I've been floundering in my current position for a long time now, angry that I wasn't getting promoted while simultaneously knowing that I wasn't very good at the work and it didn't suit my personality or skills. As you might guess, this is not a recipe for career bliss, and I've been known to mumble forlornly at an extended happy hour, "I wish they would let me just sit in my cube and write."

It turns out that nobody thinks that's such a bad idea. So, after about a month of discussions and organization with my uber-supportive supervisor (I'm not being sarcastic; she really is that cool), the agency has created a new position: copywriter. It's for me. I am the copywriter, huzzah. And since the position didn't exist before (copywriters are a given at an ad agency, but the PR side staffers are generally expected to be the jack-of-all trades sort), I pretty much got to write my own job description, which is the sort of ridiculous good fortune that is not likely to reoccur. Ever. Yeah, so that job description is chock full o' things I like to do, and pretty lean on stuff I don't.

I know that the honeymoon period will pass eventually and Monday mornings will feel the same as ever, but I'm feeling good right now to be heading in a direction that I want to be in for the long term.
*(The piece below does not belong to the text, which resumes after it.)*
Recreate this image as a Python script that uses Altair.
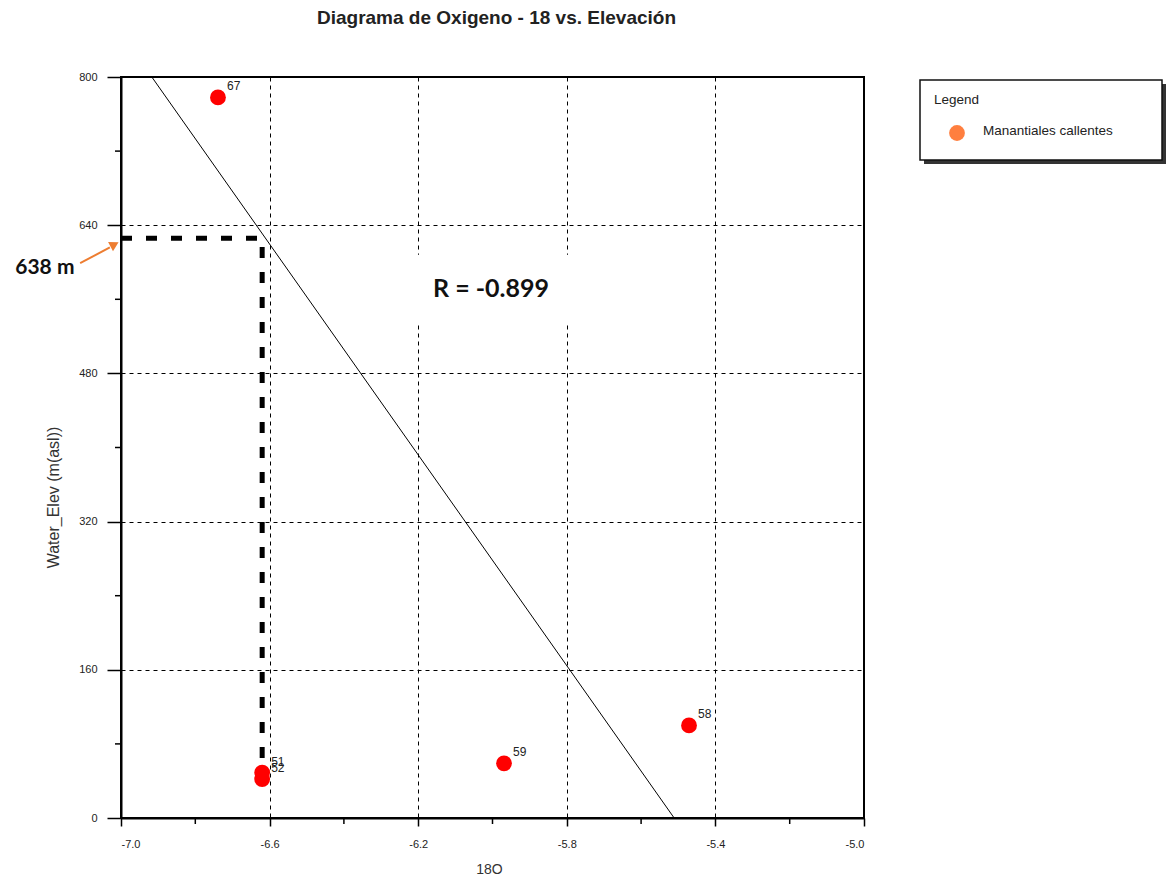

And it's nice to work someplace where after I said, "I'm not good at this," the response wasn't, "Well, get out then." It warms the cockles of my black little heart.

Tuesday, April 8, 2008

But I bet he doesn't have a lady lamp.

Oh, there’s nothing like cracking open the latest issue of Vanity Fair and finding your college dorm neighbor pictured therein to remind you of how swimmingly life has gone since graduation.

Monday, April 7, 2008

Do not leave your drink unattended near these fellows.

Remember Gorgeous Match.com Guy in the MySpace ads? It seems the powers that be have decided to replace him with Ralph Macchio Lookalike Guy and Jeremy London Lookalike Guy. Downgrade, right? These dudes would definitely put a roofie in your drink. I am no longer curious about seeing "who's online near me." But it does remind me to look up the registered sex offenders in my neighborhood.

Thursday, April 3, 2008

Introducing Dirty Anne Bonney

One of the best perks of living alone is creating a decor that's all your own. Thus, when you're seized by an urge to bid on something on eBay- something that in the past, some narrow-minded roommate would have found "distasteful" or "hideous" or "b'fugly"- you have no one's taste to consider but your own. And that's how you become the owner of what is clearly the world's most awesome awesomest lady lamp.
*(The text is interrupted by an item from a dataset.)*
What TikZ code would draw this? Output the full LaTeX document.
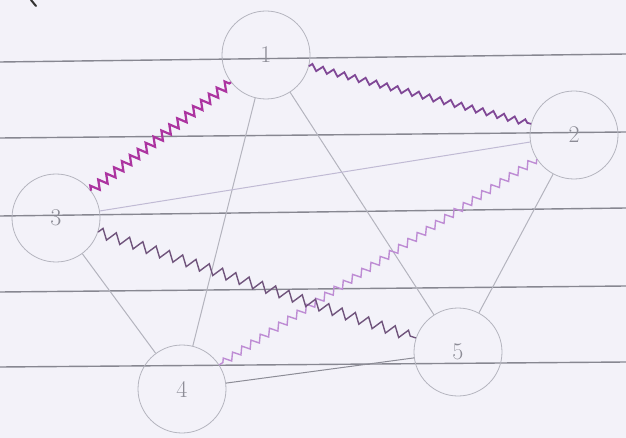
\documentclass[tikz,border=0pt]{standalone}
\usetikzlibrary{decorations.pathmorphing}
\definecolor{paper}{RGB}{243,242,249}
\definecolor{ruled}{RGB}{135,135,145}
\definecolor{pencil}{RGB}{180,180,190}
\definecolor{pencildark}{RGB}{140,140,150}
\definecolor{lavline}{RGB}{192,186,212}
\definecolor{magz}{RGB}{172,52,160}
\definecolor{purz}{RGB}{128,72,150}
\definecolor{greyz}{RGB}{112,84,124}
\definecolor{lilz}{RGB}{190,140,212}
\definecolor{digit}{RGB}{140,140,150}
\tikzset{
  ruledline/.style={draw=ruled, line width=1.4pt},
  vtx/.style={circle, draw=pencil, line width=0.8pt, minimum size=88pt, inner sep=0pt,
    text=digit, font=\fontsize{24}{24}\selectfont},
  plainedge/.style={draw=pencil, line width=1pt},
  zzmag/.style={draw=magz, line width=2.2pt, decorate,
    decoration={zigzag, segment length=10pt, amplitude=4.5pt}},
  zzpur/.style={draw=purz, line width=1.8pt, decorate,
    decoration={zigzag, segment length=11pt, amplitude=3pt}},
  zzgrey/.style={draw=greyz, line width=1.4pt, decorate,
    decoration={zigzag, segment length=14pt, amplitude=5pt}},
  zzlil/.style={draw=lilz, line width=1.4pt, decorate,
    decoration={zigzag, segment length=11pt, amplitude=3.5pt}}
}
\begin{document}
\begin{tikzpicture}[x=1pt,y=-1pt]
  \fill[paper] (0,0) rectangle (626,438);
  \useasboundingbox (0,0) rectangle (626,438);
  % ruled paper lines
  \draw[ruledline] (0,62) -- (626,54);
  \draw[ruledline] (0,138) -- (626,132);
  \draw[ruledline] (0,216) -- (626,208);
  \draw[ruledline] (0,292) -- (626,286);
  \draw[ruledline] (0,367) -- (626,362);
  % pen mark top-left
  \draw[black!80, line width=2pt, line cap=round] (31,0) -- (36,6);
  % vertices
  \node[vtx] (n1) at (266,55) {1};
  \node[vtx] (n2) at (574,135) {2};
  \node[vtx] (n3) at (56,218) {3};
  \node[vtx] (n4) at (182,389) {4};
  \node[vtx] (n5) at (458,352) {5};
  % plain edges
  \draw[plainedge] (n1) -- (n4);
  \draw[plainedge] (n1) -- (n5);
  \draw[plainedge, draw=lavline] (n3) -- (n2);
  \draw[plainedge] (n3) -- (n4);
  \draw[plainedge, draw=pencildark] (n4) -- (n5);
  \draw[plainedge] (n2) -- (n5);
  % zigzag edges
  \draw[zzlil] (n2) -- (n4);
  \draw[zzgrey] (n3) -- (n5);
  \draw[zzpur] (n1) -- (n2);
  \draw[zzmag] (n3) -- (n1);
\end{tikzpicture}
\end{document}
"It looks like the prow of a pirate ship," Todd and Emily both said (obviously struggling to conceal their jealousy). So, I have taken the Pirate Name Quiz to figure out what we should call her. Dirty Anne Bonney, it is.
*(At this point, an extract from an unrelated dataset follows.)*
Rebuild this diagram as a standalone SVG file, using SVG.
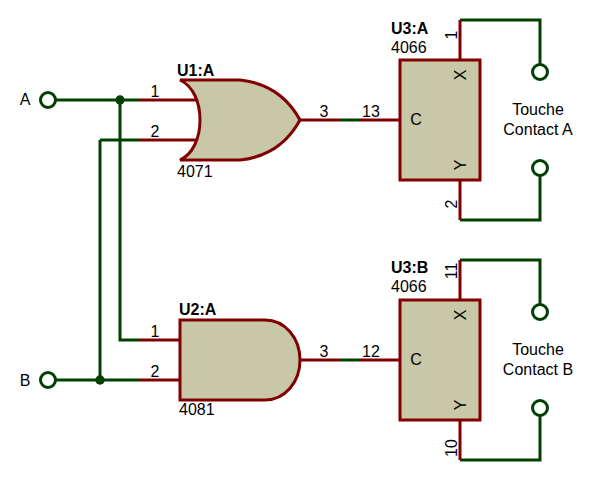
<svg xmlns="http://www.w3.org/2000/svg" width="600" height="480" viewBox="0 0 600 480">
<style>
text{font-family:"Liberation Sans",Arial,sans-serif;font-size:16px;fill:#000}
.ref{font-weight:bold}
.w{fill:none;stroke:#004000;stroke-width:3}
.p{fill:none;stroke:#800000;stroke-width:3}
.b{fill:#c8c8a8;stroke:#800000;stroke-width:3}
.t{fill:#fff;stroke:#004000;stroke-width:3}
.m{text-anchor:middle}
</style>
<rect width="600" height="480" fill="#fff"/>
<g id="connectors">
<path class="w" d="M55 100H140M120 100V340H140M100 140H140M100 140V380M55 380H140M340 120H360M340 360H360"/>
<path class="w" d="M460 20H540V64M460 220H540V176M460 260H540V304M460 460H540V416"/>
<circle cx="120" cy="100" r="4.7" fill="#004000"/>
<circle cx="100" cy="380" r="4.7" fill="#004000"/>
</g>
<g id="U1">
<path class="p" d="M140 100H198M140 140H198M300 120H340"/>
<path class="b" d="M180 80H240C268 83 288 98 300 120C288 142 268 157 240 160H180C193 154 200 138 200 120C200 102 193 86 180 80Z"/>
<text class="ref" x="177" y="76">U1:A</text><text x="177" y="177">4071</text>
<text class="m" x="155" y="97">1</text><text class="m" x="155" y="137">2</text><text class="m" x="324" y="117">3</text><text class="m" x="371" y="117">13</text>
</g>
<g id="U2">
<path class="p" d="M140 340H180M140 380H180M300 360H340"/>
<path class="b" d="M180 320H265C285 320 300 338 300 360C300 382 285 400 265 400H180Z"/>
<text class="ref" x="179" y="315">U2:A</text><text x="179" y="415">4081</text>
<text class="m" x="155" y="337">1</text><text class="m" x="155" y="377">2</text><text class="m" x="324" y="357">3</text><text class="m" x="371" y="357">12</text>
</g>
<g id="U3A">
<path class="p" d="M360 120H400M460 60V20M460 180V220"/>
<rect class="b" x="400" y="60" width="80" height="120"/>
<text class="ref" x="391" y="34">U3:A</text><text x="391" y="53">4066</text>
<text class="m" x="416" y="125">C</text>
<text class="m" transform="translate(466,75) rotate(-90)">X</text>
<text class="m" transform="translate(466,165) rotate(-90)">Y</text>
<text class="m" transform="translate(457,35) rotate(-90)">1</text>
<text class="m" transform="translate(457,204) rotate(-90)">2</text>
</g>
<g id="U3B">
<path class="p" d="M360 360H400M460 300V260M460 420V460"/>
<rect class="b" x="400" y="300" width="80" height="120"/>
<text class="ref" x="391" y="273">U3:B</text><text x="391" y="292">4066</text>
<text class="m" x="416" y="365">C</text>
<text class="m" transform="translate(466,315) rotate(-90)">X</text>
<text class="m" transform="translate(466,405) rotate(-90)">Y</text>
<text class="m" transform="translate(457,271) rotate(-90)">11</text>
<text class="m" transform="translate(457,448) rotate(-90)">10</text>
</g>
<g id="A"><circle class="t" cx="48" cy="100" r="7.5"/><text class="m" x="25" y="105">A</text></g>
<g id="B"><circle class="t" cx="48" cy="380" r="7.5"/><text class="m" x="25" y="386">B</text></g>
<g id="TA1"><circle class="t" cx="540" cy="72" r="7.5"/></g>
<g id="TA2"><circle class="t" cx="540" cy="168" r="7.5"/></g>
<g id="TB1"><circle class="t" cx="540" cy="312" r="7.5"/></g>
<g id="TB2"><circle class="t" cx="540" cy="408" r="7.5"/></g>
<g id="LA"><text class="m" x="538" y="115">Touche</text><text class="m" x="538" y="135">Contact A</text></g>
<g id="LB"><text class="m" x="538" y="355">Touche</text><text class="m" x="538" y="375">Contact B</text></g>
</svg>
My apartment just gets more and more rockin'.

Tuesday, April 1, 2008

The post-Roadshow void.

There's nothing on TV on Monday nights. Well, to be more specific, there's nothing on TV on Monday nights when you don't have cable. I'm sure everyone else watches The Hills or that new dance show on Bravo with Jessie Spano or whatever other awesome programming I'm missing out on. But for me, Monday nights are rough.

Sure, Antiques Roadshow is on at 7:00. But that's only one hour down, and then there's just an ungodly span of nothing good for the rest of the night.

UNTIL RECENTLY. Yeah. Do you know what I'm talking about? Let me drop a hint: Handsome New York detective solves crimes with sassy partner. The twist? HE'S IMMORTAL. HE'S 400 YEARS OLD. HE'S AN ACE CRIME SOLVER BECAUSE HE KNOWS EVERYTHING THAT'S HAPPENED IN NEW YORK CITY OVER THE LAST 400 YEARS.

Yep, New Amsterdam is probably the best thing that's happened to network TV in recent memory. (Excluding Lipstick Jungle, of course.) I want to go back in time and be a fly on the wall in the meeting where this concept was approved. "It's like Law & Order meets Quantum Leap!"

I'm sure it will run for 12 years. Maybe I should re-investigate the cost of getting cable. Alternately, I could... like... read. That's probably a better solution.